The OCBD construction details that actually matter
If you care why one $45 OCBD outlasts another, Gentleman's Gazette's Spier & MacKay teardown is the most instructive in the data: a "four-piece split yoke," "side seam gusset," "rolled button-down collar with an s-curve," and "19–20 stitches per inch" are the marks of a shirt built to survive washing and keep its shape. The honest counterpoint in the same review — "buttons lack shanks causing wavy ripples around buttonholes, inconsistent sizing between fabric types" — is exactly the kind of detail a single sponsored review never surfaces. Proper Cloth's edge at the custom tier is consistency plus "a wider fabric selection," per The Kavalier, which is where cheaper made-to-measure outfits fail: not on a single shirt, but on repeatability order to order.
How to choose
- Dress shirts for work/formal: Charles Tyrwhitt in a four-pack (~$35 each). Plan around the so-so non-iron.

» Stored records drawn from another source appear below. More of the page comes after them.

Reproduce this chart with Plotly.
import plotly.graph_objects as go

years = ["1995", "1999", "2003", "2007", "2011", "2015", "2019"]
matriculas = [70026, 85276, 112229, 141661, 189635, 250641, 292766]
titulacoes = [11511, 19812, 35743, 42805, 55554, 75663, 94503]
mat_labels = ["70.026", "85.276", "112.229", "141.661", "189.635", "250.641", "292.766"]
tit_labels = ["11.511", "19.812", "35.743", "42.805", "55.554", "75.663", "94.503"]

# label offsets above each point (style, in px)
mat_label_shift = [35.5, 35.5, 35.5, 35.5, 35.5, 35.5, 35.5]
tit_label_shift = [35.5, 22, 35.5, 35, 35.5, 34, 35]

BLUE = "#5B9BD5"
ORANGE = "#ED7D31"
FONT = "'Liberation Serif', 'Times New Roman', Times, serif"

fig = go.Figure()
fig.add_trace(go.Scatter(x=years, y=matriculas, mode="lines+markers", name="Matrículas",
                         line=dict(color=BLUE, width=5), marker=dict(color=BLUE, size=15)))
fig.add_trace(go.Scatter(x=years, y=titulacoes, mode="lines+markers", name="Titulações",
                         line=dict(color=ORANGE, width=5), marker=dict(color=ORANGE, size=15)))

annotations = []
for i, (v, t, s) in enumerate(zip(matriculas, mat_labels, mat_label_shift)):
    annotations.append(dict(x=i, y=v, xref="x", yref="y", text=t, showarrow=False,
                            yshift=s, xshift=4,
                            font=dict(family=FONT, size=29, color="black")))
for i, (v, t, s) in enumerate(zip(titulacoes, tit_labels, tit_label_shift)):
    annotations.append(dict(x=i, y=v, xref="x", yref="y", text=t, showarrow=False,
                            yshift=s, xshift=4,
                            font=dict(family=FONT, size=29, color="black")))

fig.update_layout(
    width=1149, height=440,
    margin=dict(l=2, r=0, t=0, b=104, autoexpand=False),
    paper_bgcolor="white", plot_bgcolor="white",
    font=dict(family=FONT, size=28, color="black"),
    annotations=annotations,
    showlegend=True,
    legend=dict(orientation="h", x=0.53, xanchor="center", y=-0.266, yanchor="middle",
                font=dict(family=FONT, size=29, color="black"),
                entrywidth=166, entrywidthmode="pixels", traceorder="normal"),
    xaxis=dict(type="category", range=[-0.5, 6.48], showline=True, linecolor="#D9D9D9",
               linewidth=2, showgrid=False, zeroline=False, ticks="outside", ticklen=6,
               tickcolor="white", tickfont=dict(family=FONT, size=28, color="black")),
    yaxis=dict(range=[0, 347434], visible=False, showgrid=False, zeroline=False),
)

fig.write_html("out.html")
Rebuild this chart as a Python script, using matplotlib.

- Casual OCBD on a budget: Banana Republic or Uniqlo on sale; Spier & MacKay if you want real construction details.
- Perfect-fitting custom: Proper Cloth (~$125) — the consistency pick.
- Flannel: ~$45 Carhartt or Pendleton for 90% of it; Iron Heart only if it's a passion and the slim cut fits.
- Work shirt that survives work: Carhartt Rugged Flex (~$50), not the Patagonia Farrier.
- Summer: Atos camp collar (~$75) on sale.
The verdict
The shirt category rewards restraint. The best dress shirt is a ~$35 bundled Charles Tyrwhitt with independent backing; the best OCBD value is a sale-priced Banana Republic or Uniqlo; the best work shirt is a $50 Carhartt that actually passed abrasion testing while a $99 Patagonia failed it. Spend up only with intent: Proper Cloth for custom fit, Iron Heart only if flannel is a genuine hobby and you accept the slim cut. And the cross-cutting lesson — proven twice here, by the Iron Heart "not 3x better" verdict and the Patagonia abrasion reversal — is that a shirt's price and a shirt's praise are both poor predictors of how it performs. Measured evidence is the only one that is, and it points consistently toward the cheaper end.